» Your objective:
Omit all pictures, then retype the data exactly as given.

» Supplied information:

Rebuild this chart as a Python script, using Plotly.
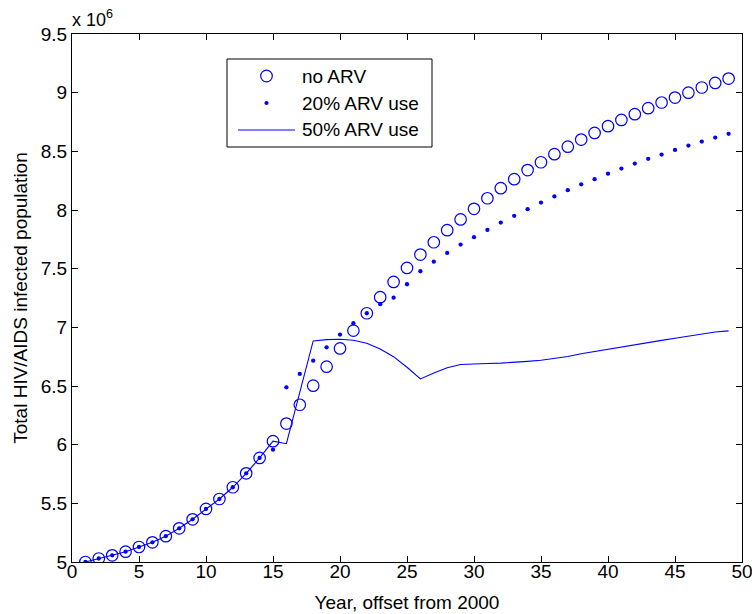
import plotly.graph_objects as go

# Years after 2000
years = list(range(1, 50))

# Total HIV/AIDS infected population, millions
no_arv = [5.000, 5.030, 5.057, 5.088, 5.128, 5.168, 5.220, 5.287, 5.364, 5.452,
          5.537, 5.637, 5.756, 5.887, 6.030, 6.180, 6.340, 6.503, 6.665, 6.820,
          6.972, 7.120, 7.257, 7.387, 7.506, 7.620, 7.725, 7.828, 7.920, 8.010,
          8.100, 8.186, 8.263, 8.340, 8.407, 8.476, 8.540, 8.600, 8.657, 8.714,
          8.768, 8.817, 8.868, 8.916, 8.958, 9.000, 9.044, 9.083, 9.120]

arv_20 = [5.000, 5.030, 5.057, 5.088, 5.128, 5.168, 5.220, 5.287, 5.364, 5.452,
          5.537, 5.637, 5.756, 5.887, 5.957, 6.489, 6.603, 6.716, 6.830, 6.938,
          7.035, 7.120, 7.197, 7.253, 7.367, 7.478, 7.560, 7.634, 7.705, 7.768,
          7.830, 7.893, 7.950, 8.007, 8.063, 8.116, 8.169, 8.219, 8.263, 8.310,
          8.353, 8.396, 8.436, 8.472, 8.512, 8.549, 8.583, 8.617, 8.649]

arv_50 = [5.000, 5.030, 5.057, 5.088, 5.128, 5.168, 5.220, 5.287, 5.364, 5.452,
          5.537, 5.637, 5.756, 5.887, 6.030, 6.008, 6.446, 6.884, 6.895, 6.898,
          6.890, 6.864, 6.816, 6.750, 6.660, 6.560, 6.610, 6.655, 6.683, 6.690,
          6.692, 6.695, 6.700, 6.710, 6.720, 6.735, 6.752, 6.775, 6.795, 6.813,
          6.832, 6.851, 6.870, 6.889, 6.907, 6.926, 6.944, 6.960, 6.970]

series_names = ["no ARV", "20% ARV use", "50% ARV use"]

x_ticks = list(range(0, 55, 5))
y_ticks = [5, 5.5, 6, 6.5, 7, 7.5, 8, 8.5, 9, 9.5]

FONT = "Liberation Sans, Arial, Helvetica, sans-serif"
BLUE = "#0000ff"
FS = 19

W, H = 752, 614
ML, MR, MT, MB = 72, 10, 34, 52
PW, PH = W - ML - MR, H - MT - MB


def px(x):
    """Pixel column -> paper x."""
    return (x - ML) / PW


def py(y):
    """Pixel row -> paper y."""
    return (H - MB - y) / PH


fig = go.Figure()
fig.add_trace(go.Scatter(
    x=years, y=no_arv, mode="markers", name=series_names[0],
    marker=dict(symbol="circle-open", size=11.5, color=BLUE, line=dict(width=1.2, color=BLUE)),
))
fig.add_trace(go.Scatter(
    x=years, y=arv_20, mode="markers", name=series_names[1],
    marker=dict(symbol="circle", size=4.3, color=BLUE),
))
fig.add_trace(go.Scatter(
    x=years, y=arv_50, mode="lines", name=series_names[2],
    line=dict(color=BLUE, width=1.1),
))

axis_common = dict(
    showline=True, linecolor="black", linewidth=1, mirror="ticks",
    ticks="inside", ticklen=6, tickcolor="black", tickwidth=1,
    showgrid=False, zeroline=False, automargin=False,
    tickfont=dict(family=FONT, size=FS, color="black"),
)

fig.update_xaxes(
    range=[0, 50], tickvals=x_ticks, **axis_common,
    ticklabeloverflow="allow", ticklabelstandoff=-8,
    title=dict(text="Year, offset from 2000", font=dict(family=FONT, size=FS, color="black"), standoff=14),
)
fig.update_yaxes(
    range=[5, 9.5], tickvals=y_ticks, **axis_common,
    title=dict(text="Total HIV/AIDS infected population", font=dict(family=FONT, size=FS, color="black"), standoff=8),
)

# Common scale factor printed above the y axis
fig.add_annotation(
    xref="paper", yref="paper", x=0, y=1, xanchor="left", yanchor="bottom",
    text="x 10<sup>6</sup>", showarrow=False, xshift=-2, yshift=2,
    font=dict(family=FONT, size=18, color="black"),
)

# Boxed legend in the upper-left part of the axes
box = dict(x0=227, x1=432, y0=59, y1=147)
rows = [76, 103, 130]
sym_x = 266.5
text_x = 300

fig.add_shape(type="rect", xref="paper", yref="paper",
              x0=px(box["x0"]), x1=px(box["x1"]), y0=py(box["y1"]), y1=py(box["y0"]),
              line=dict(color="black", width=1), fillcolor="white", layer="above")
# open circle sample
r = 5.8
fig.add_shape(type="circle", xref="paper", yref="paper",
              x0=px(sym_x - r), x1=px(sym_x + r), y0=py(rows[0] + r), y1=py(rows[0] - r),
              line=dict(color=BLUE, width=1.2), layer="above")
# dot sample
r = 2.1
fig.add_shape(type="circle", xref="paper", yref="paper",
              x0=px(sym_x - r), x1=px(sym_x + r), y0=py(rows[1] + r), y1=py(rows[1] - r),
              line=dict(color=BLUE, width=0), fillcolor=BLUE, layer="above")
# line sample
fig.add_shape(type="line", xref="paper", yref="paper",
              x0=px(238), x1=px(295), y0=py(rows[2]), y1=py(rows[2]),
              line=dict(color=BLUE, width=1.1), layer="above")
for name, row in zip(series_names, rows):
    fig.add_annotation(
        xref="paper", yref="paper", x=px(text_x), y=py(row),
        xanchor="left", yanchor="middle", text=name, showarrow=False,
        font=dict(family=FONT, size=FS, color="black"),
    )

fig.update_layout(
    width=W, height=H,
    margin=dict(l=ML, r=MR, t=MT, b=MB),
    paper_bgcolor="white", plot_bgcolor="white",
    font=dict(family=FONT, size=FS, color="black"),
    showlegend=False,
)

fig.write_html("out.html")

» Result of this exercise:
Rebuild this chart as a Python script, using Plotly.
import plotly.graph_objects as go

# Years after 2000
years = list(range(1, 50))

# Total HIV/AIDS infected population, millions
no_arv = [5.000, 5.030, 5.057, 5.088, 5.128, 5.168, 5.220, 5.287, 5.364, 5.452,
          5.537, 5.637, 5.756, 5.887, 6.030, 6.180, 6.340, 6.503, 6.665, 6.820,
          6.972, 7.120, 7.257, 7.387, 7.506, 7.620, 7.725, 7.828, 7.920, 8.010,
          8.100, 8.186, 8.263, 8.340, 8.407, 8.476, 8.540, 8.600, 8.657, 8.714,
          8.768, 8.817, 8.868, 8.916, 8.958, 9.000, 9.044, 9.083, 9.120]

arv_20 = [5.000, 5.030, 5.057, 5.088, 5.128, 5.168, 5.220, 5.287, 5.364, 5.452,
          5.537, 5.637, 5.756, 5.887, 5.957, 6.489, 6.603, 6.716, 6.830, 6.938,
          7.035, 7.120, 7.197, 7.253, 7.367, 7.478, 7.560, 7.634, 7.705, 7.768,
          7.830, 7.893, 7.950, 8.007, 8.063, 8.116, 8.169, 8.219, 8.263, 8.310,
          8.353, 8.396, 8.436, 8.472, 8.512, 8.549, 8.583, 8.617, 8.649]

arv_50 = [5.000, 5.030, 5.057, 5.088, 5.128, 5.168, 5.220, 5.287, 5.364, 5.452,
          5.537, 5.637, 5.756, 5.887, 6.030, 6.008, 6.446, 6.884, 6.895, 6.898,
          6.890, 6.864, 6.816, 6.750, 6.660, 6.560, 6.610, 6.655, 6.683, 6.690,
          6.692, 6.695, 6.700, 6.710, 6.720, 6.735, 6.752, 6.775, 6.795, 6.813,
          6.832, 6.851, 6.870, 6.889, 6.907, 6.926, 6.944, 6.960, 6.970]

series_names = ["no ARV", "20% ARV use", "50% ARV use"]

x_ticks = list(range(0, 55, 5))
y_ticks = [5, 5.5, 6, 6.5, 7, 7.5, 8, 8.5, 9, 9.5]

FONT = "Liberation Sans, Arial, Helvetica, sans-serif"
BLUE = "#0000ff"
FS = 19

W, H = 752, 614
ML, MR, MT, MB = 72, 10, 34, 52
PW, PH = W - ML - MR, H - MT - MB


def px(x):
    """Pixel column -> paper x."""
    return (x - ML) / PW


def py(y):
    """Pixel row -> paper y."""
    return (H - MB - y) / PH


fig = go.Figure()
fig.add_trace(go.Scatter(
    x=years, y=no_arv, mode="markers", name=series_names[0],
    marker=dict(symbol="circle-open", size=11.5, color=BLUE, line=dict(width=1.2, color=BLUE)),
))
fig.add_trace(go.Scatter(
    x=years, y=arv_20, mode="markers", name=series_names[1],
    marker=dict(symbol="circle", size=4.3, color=BLUE),
))
fig.add_trace(go.Scatter(
    x=years, y=arv_50, mode="lines", name=series_names[2],
    line=dict(color=BLUE, width=1.1),
))

axis_common = dict(
    showline=True, linecolor="black", linewidth=1, mirror="ticks",
    ticks="inside", ticklen=6, tickcolor="black", tickwidth=1,
    showgrid=False, zeroline=False, automargin=False,
    tickfont=dict(family=FONT, size=FS, color="black"),
)

fig.update_xaxes(
    range=[0, 50], tickvals=x_ticks, **axis_common,
    ticklabeloverflow="allow", ticklabelstandoff=-8,
    title=dict(text="Year, offset from 2000", font=dict(family=FONT, size=FS, color="black"), standoff=14),
)
fig.update_yaxes(
    range=[5, 9.5], tickvals=y_ticks, **axis_common,
    title=dict(text="Total HIV/AIDS infected population", font=dict(family=FONT, size=FS, color="black"), standoff=8),
)

# Common scale factor printed above the y axis
fig.add_annotation(
    xref="paper", yref="paper", x=0, y=1, xanchor="left", yanchor="bottom",
    text="x 10<sup>6</sup>", showarrow=False, xshift=-2, yshift=2,
    font=dict(family=FONT, size=18, color="black"),
)

# Boxed legend in the upper-left part of the axes
box = dict(x0=227, x1=432, y0=59, y1=147)
rows = [76, 103, 130]
sym_x = 266.5
text_x = 300

fig.add_shape(type="rect", xref="paper", yref="paper",
              x0=px(box["x0"]), x1=px(box["x1"]), y0=py(box["y1"]), y1=py(box["y0"]),
              line=dict(color="black", width=1), fillcolor="white", layer="above")
# open circle sample
r = 5.8
fig.add_shape(type="circle", xref="paper", yref="paper",
              x0=px(sym_x - r), x1=px(sym_x + r), y0=py(rows[0] + r), y1=py(rows[0] - r),
              line=dict(color=BLUE, width=1.2), layer="above")
# dot sample
r = 2.1
fig.add_shape(type="circle", xref="paper", yref="paper",
              x0=px(sym_x - r), x1=px(sym_x + r), y0=py(rows[1] + r), y1=py(rows[1] - r),
              line=dict(color=BLUE, width=0), fillcolor=BLUE, layer="above")
# line sample
fig.add_shape(type="line", xref="paper", yref="paper",
              x0=px(238), x1=px(295), y0=py(rows[2]), y1=py(rows[2]),
              line=dict(color=BLUE, width=1.1), layer="above")
for name, row in zip(series_names, rows):
    fig.add_annotation(
        xref="paper", yref="paper", x=px(text_x), y=py(row),
        xanchor="left", yanchor="middle", text=name, showarrow=False,
        font=dict(family=FONT, size=FS, color="black"),
    )

fig.update_layout(
    width=W, height=H,
    margin=dict(l=ML, r=MR, t=MT, b=MB),
    paper_bgcolor="white", plot_bgcolor="white",
    font=dict(family=FONT, size=FS, color="black"),
    showlegend=False,
)

fig.write_html("out.html")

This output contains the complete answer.